The performed experiments proved that the plate method implemented in the Solderability Tester system could be used to simulate solderability. The parameters determined on this path enable the selection of solder for a given soldered material, flux, or protective atmosphere for a given set of soldered materials–solder. The starting point for further analysis and simulation is to determine the dynamics of changes in the value of the wetting force $F_k$. This makes it possible to determine the remaining solderability parameters discussed in the article and presented on the graphs (height of solder flow into the vertical slit $h_v$, time required for the solder to flow into the vertical slit of the $t_v$ to the height $h_v$, time needed to fill the volume between two parallel plates in the horizontal plane $t_h$, length of solder inflow into the horizontal gap L). To verify the results, macroscopic surface observations document the tile material’s wettability, and liquid solder penetrates the gap.
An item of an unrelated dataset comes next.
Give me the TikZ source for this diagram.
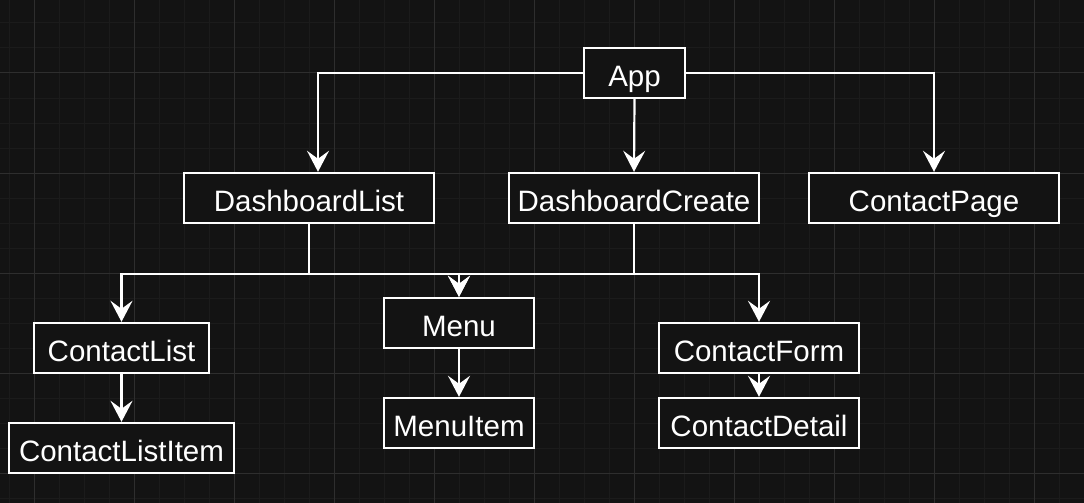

The physico-chemical interactions between liquid and solid substances are crucial for various industrial processes in metallurgy, electronics, and the aviation industry. These processes heavily rely on soldering/brazing technologies. This paper specifically focuses on the practical implementation of a wetting force measurement method in industrial applications. Understanding the wetting dynamics of soldering processes is critical for the optimization and customization of existing technologies, as well as the development of new materials and joining technologies. It can lead to significant improvements in process efficiency, quality, and reliability and help achieve better results in various applications.